# 2D point in polygon algorithm

I was searching for a good point-in-polygon algorithm. The most popular one for arbitrary concave and convex polygons without holes seems to be the “ray casting algorithm.”
It is excellently described on http://alienryderflex.com/polygon/.
Now this algorithm has a problem that it always linearly tests all polygon edges against the query point (which is really unnecessary) and when using polygons with many vertices (like even more than 256) it goes down on its knees.
I was searching for a better way to do point in polygon queries but couldn’t really find any. So I took that ray casting algorithm and simply extended it with an interval tree to dramatically reduce the number of polygon edges that need to be tested.

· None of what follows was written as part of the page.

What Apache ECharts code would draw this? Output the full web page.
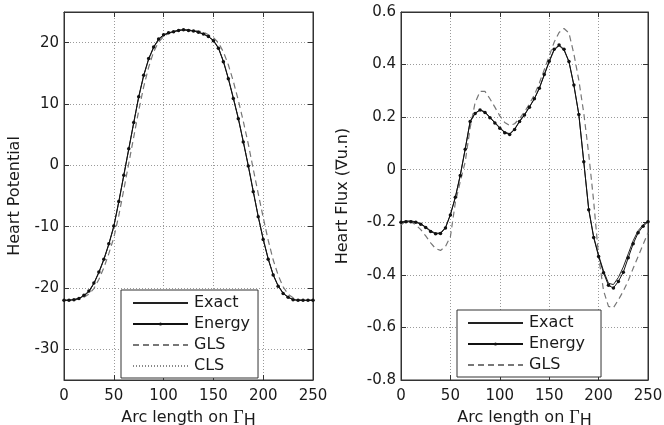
<!DOCTYPE html>
<html>
<head>
<meta charset="utf-8">
<script src="https://cdn.jsdelivr.net/npm/echarts@6/dist/echarts.min.js"></script>
<style>html,body{margin:0;padding:0;background:#fff;}#c{width:664px;height:425px;}</style>
</head>
<body>
<div id="c"></div>
<script>
// ---- data ----
const arcLength = [0,5,10,15,20,25,30,35,40,45,50,55,60,65,70,75,80,85,90,95,100,105,110,115,120,125,130,135,140,145,150,155,160,165,170,175,180,185,190,195,200,205,210,215,220,225,230,235,240,245,250];

// Left panel: Heart Potential
const potExact = [-22.0,-22.0,-21.9,-21.7,-21.3,-20.6,-19.3,-17.5,-15.4,-12.9,
  -10.0,-6.0,-1.7,2.6,6.9,11.1,14.6,17.3,19.2,20.5,
  21.2,21.6,21.8,22.0,22.1,22.0,21.9,21.7,21.4,21.0,
  20.4,19.2,17.0,14.2,11.0,7.7,3.9,0.0,-4.2,-8.3,
  -12.0,-15.2,-17.8,-19.6,-20.8,-21.5,-21.9,-22.0,-22.0,-22.0,-22.0];
const potEnergy = [-22.0,-22.0,-21.9,-21.7,-21.2,-20.5,-19.2,-17.4,-15.3,-12.8,
  -9.9,-5.9,-1.6,2.7,7.0,11.2,14.7,17.4,19.3,20.6,
  21.3,21.6,21.8,22.0,22.1,22.0,21.9,21.7,21.4,21.0,
  20.3,19.1,16.9,14.1,10.9,7.6,3.8,-0.1,-4.3,-8.4,
  -12.1,-15.3,-17.9,-19.7,-20.9,-21.5,-21.9,-22.0,-22.0,-22.0,-22.0];
const potGLS = [-22.0,-22.0,-22.0,-21.8,-21.5,-21.0,-20.1,-18.6,-16.7,-14.4,
  -11.8,-8.2,-4.0,0.3,4.6,8.9,12.8,16.0,18.5,20.1,
  21.0,21.5,21.8,22.0,22.1,22.1,22.0,21.9,21.7,21.3,
  20.8,20.0,18.5,16.4,13.7,10.6,7.2,3.5,-0.6,-4.6,
  -8.5,-12.2,-15.4,-17.9,-19.8,-21.0,-21.6,-21.9,-22.0,-22.0,-22.0];
const potCLS = [-22.0,-22.0,-21.9,-21.7,-21.3,-20.7,-19.4,-17.6,-15.5,-13.0,
  -10.1,-6.1,-1.8,2.5,6.8,11.0,14.5,17.2,19.2,20.5,
  21.2,21.6,21.8,22.0,22.1,22.0,21.9,21.7,21.4,21.0,
  20.4,19.2,17.1,14.3,11.1,7.8,4.0,0.1,-4.1,-8.2,
  -11.9,-15.1,-17.8,-19.6,-20.8,-21.5,-21.9,-22.0,-22.0,-22.0,-22.0];

// Right panel: Heart Flux
const fluxExact = [-0.200,-0.195,-0.195,-0.198,-0.205,-0.218,-0.232,-0.242,-0.240,-0.220,
  -0.170,-0.105,-0.020,0.080,0.185,0.215,0.228,0.220,0.200,0.180,
  0.160,0.143,0.137,0.155,0.185,0.210,0.240,0.270,0.310,0.360,
  0.410,0.455,0.472,0.455,0.410,0.320,0.210,0.030,-0.150,-0.255,
  -0.325,-0.385,-0.432,-0.437,-0.410,-0.370,-0.320,-0.270,-0.232,-0.210,-0.195];
const fluxEnergy = [-0.200,-0.198,-0.198,-0.200,-0.207,-0.220,-0.235,-0.244,-0.243,-0.222,
  -0.172,-0.105,-0.022,0.078,0.183,0.214,0.227,0.218,0.198,0.178,
  0.158,0.141,0.134,0.153,0.183,0.208,0.238,0.270,0.310,0.362,
  0.413,0.458,0.474,0.458,0.412,0.322,0.210,0.030,-0.152,-0.258,
  -0.330,-0.392,-0.440,-0.450,-0.425,-0.390,-0.335,-0.282,-0.240,-0.215,-0.198];
const fluxGLS = [-0.210,-0.195,-0.198,-0.210,-0.228,-0.252,-0.278,-0.300,-0.307,-0.292,
  -0.255,-0.125,-0.045,0.030,0.160,0.255,0.298,0.298,0.270,0.238,
  0.205,0.180,0.168,0.175,0.195,0.220,0.250,0.285,0.330,0.380,
  0.432,0.485,0.522,0.537,0.520,0.440,0.340,0.215,0.060,-0.120,
  -0.330,-0.460,-0.520,-0.525,-0.495,-0.462,-0.422,-0.375,-0.330,-0.285,-0.240];

const xTicks = {min: 0, max: 250, interval: 50};
const potRange = {min: -35, max: 25};
const fluxRange = {min: -0.8, max: 0.6, interval: 0.2};

// ---- chart ----
const FONT = 'DejaVu Sans';
const TXT = '#1a1a1a';
const chart = echarts.init(document.getElementById('c'), null, {renderer: 'canvas'});
const pairs = ys => arcLength.map((x, i) => [x, ys[i]]);

const grids = [
  {left: 64, right: 351, top: 12, bottom: 45, containLabel: false, outerBoundsMode: 'none',
    show: true, borderColor: '#333', borderWidth: 1, backgroundColor: '#fff'},
  {left: 401, right: 16, top: 12, bottom: 45, containLabel: false, outerBoundsMode: 'none',
    show: true, borderColor: '#333', borderWidth: 1, backgroundColor: '#fff'}
];

const splitLine = {show: true, lineStyle: {color: '#9a9a9a', type: [1, 2], width: 1}};
const axisLine = {show: true, onZero: false, lineStyle: {color: '#333', width: 1}};
const tick = {show: true, inside: true, length: 5, lineStyle: {color: '#333'}};

const xName = {
  name: '{a|Arc length on }{g|Γ}{s|H}',
  nameLocation: 'middle',
  nameGap: 14,
  nameTextStyle: {
    color: TXT, fontFamily: FONT, fontSize: 16,
    rich: {
      a: {fontFamily: FONT, fontSize: 16, color: TXT, padding: [0, 0, 6, 0]},
      g: {fontFamily: 'Liberation Serif', fontSize: 18, color: TXT, padding: [0, 0, 6, 0]},
      s: {fontFamily: FONT, fontSize: 16, color: TXT}
    }
  }
};

function xAxisMain(gi) {
  return Object.assign({
    type: 'value', gridIndex: gi, position: 'bottom',
    min: xTicks.min, max: xTicks.max, interval: xTicks.interval,
    axisLine, axisTick: tick, splitLine,
    axisLabel: {color: TXT, fontFamily: FONT, fontSize: 15, margin: 9}
  }, xName);
}
function xAxisTop(gi) {
  return {type: 'value', gridIndex: gi, position: 'top',
    min: xTicks.min, max: xTicks.max, interval: xTicks.interval,
    axisLine, axisTick: tick, splitLine: {show: false}, axisLabel: {show: false}};
}

const yLabel = {color: TXT, fontFamily: FONT, fontSize: 15, margin: 5};
const noDot = {opacity: 0};

const option = {
  animation: false,
  backgroundColor: '#fff',
  grid: grids,
  xAxis: [xAxisMain(0), xAxisTop(0), xAxisMain(1), xAxisTop(1)],
  yAxis: [
    {type: 'value', gridIndex: 0, position: 'left', min: potRange.min, max: potRange.max, splitNumber: 6,
      axisLine, axisTick: tick, splitLine,
      axisLabel: Object.assign({showMinLabel: false, showMaxLabel: false}, yLabel),
      name: 'Heart Potential', nameLocation: 'middle', nameGap: 41,
      nameTextStyle: {color: TXT, fontFamily: FONT, fontSize: 16}},
    {type: 'value', gridIndex: 0, position: 'right', min: potRange.min, max: potRange.max, splitNumber: 6,
      axisLine, axisTick: tick, splitLine: {show: false}, axisLabel: {show: false}},
    {type: 'value', gridIndex: 1, position: 'left', min: fluxRange.min, max: fluxRange.max, interval: fluxRange.interval,
      axisLine, axisTick: tick, splitLine, axisLabel: yLabel,
      name: 'Heart Flux (∇u.n)', nameLocation: 'middle', nameGap: 50,
      nameTextStyle: {color: TXT, fontFamily: FONT, fontSize: 16}},
    {type: 'value', gridIndex: 1, position: 'right', min: fluxRange.min, max: fluxRange.max, interval: fluxRange.interval,
      axisLine, axisTick: tick, splitLine: {show: false}, axisLabel: {show: false}}
  ],
  legend: [
    {data: [{name: 'Exact', itemStyle: noDot}, 'Energy', {name: 'GLS', itemStyle: noDot}, {name: 'CLS', itemStyle: noDot}],
      orient: 'vertical', left: 121, top: 290,
      itemWidth: 55, itemHeight: 4, itemGap: 5, padding: [5, 8, 4, 11],
      backgroundColor: '#fff', borderColor: '#333', borderWidth: 1, borderRadius: 0,
      textStyle: {color: TXT, fontFamily: FONT, fontSize: 16, padding: [0, 0, 0, 1]}, selectedMode: false},
    {data: [{name: 'Exact', itemStyle: noDot}, 'Energy', {name: 'GLS', itemStyle: noDot}],
      orient: 'vertical', left: 457, top: 310,
      itemWidth: 55, itemHeight: 4, itemGap: 5, padding: [5, 16, 4, 10],
      backgroundColor: '#fff', borderColor: '#333', borderWidth: 1, borderRadius: 0,
      textStyle: {color: TXT, fontFamily: FONT, fontSize: 16, padding: [0, 0, 0, 1]}, selectedMode: false}
  ],
  series: [
    {name: 'CLS', type: 'line', xAxisIndex: 0, yAxisIndex: 0, data: pairs(potCLS), symbol: 'none',
      lineStyle: {color: '#888', width: 1, type: [1, 2]}, itemStyle: {color: '#888'}},
    {name: 'GLS', type: 'line', xAxisIndex: 0, yAxisIndex: 0, data: pairs(potGLS), symbol: 'none',
      lineStyle: {color: '#777', width: 1.2, type: [6, 4]}, itemStyle: {color: '#777'}},
    {name: 'Exact', type: 'line', xAxisIndex: 0, yAxisIndex: 0, data: pairs(potExact), symbol: 'none',
      lineStyle: {color: '#222', width: 1}, itemStyle: {color: '#222'}},
    {name: 'Energy', type: 'line', xAxisIndex: 0, yAxisIndex: 0, data: pairs(potEnergy), symbol: 'circle', symbolSize: 3.5,
      showAllSymbol: true, lineStyle: {color: '#111', width: 1}, itemStyle: {color: '#111'}},

    {name: 'GLS', type: 'line', xAxisIndex: 2, yAxisIndex: 2, data: pairs(fluxGLS), symbol: 'none',
      lineStyle: {color: '#777', width: 1.2, type: [6, 4]}, itemStyle: {color: '#777'}},
    {name: 'Exact', type: 'line', xAxisIndex: 2, yAxisIndex: 2, data: pairs(fluxExact), symbol: 'none',
      lineStyle: {color: '#222', width: 1}, itemStyle: {color: '#222'}},
    {name: 'Energy', type: 'line', xAxisIndex: 2, yAxisIndex: 2, data: pairs(fluxEnergy), symbol: 'circle', symbolSize: 3.5,
      showAllSymbol: true, lineStyle: {color: '#111', width: 1}, itemStyle: {color: '#111'}}
  ]
};
chart.setOption(option);
</script>
</body>
</html>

Actually, only the edges that intersect the imaginary ray with the y co-ordinate of the query point are tested now.
The general idea was that the two y co-ordinates of a polygon edge would form an interval that the interval tree allows to query for very efficiently for a given point.
With that solution, a convex polygon with around 256,000 vertices can be tested against around 4,000,000 query points in about a second.
The runtime only really depends on the number of polygon edges that intersect a given horizontal line with a given y co-ordinate.

Now I’d like to ask for improvements to have a final version ready for JOML’s geometry framework.

The current source is here: https://raw.githubusercontent.com/JOML-CI/JOML/geometry/src/org/joml/PolygonPointIntersection.java

Especially bad is the allocations of the Interval and IntervalTree objects. Maybe someone has a nifty idea how to do that better and with good memory locality.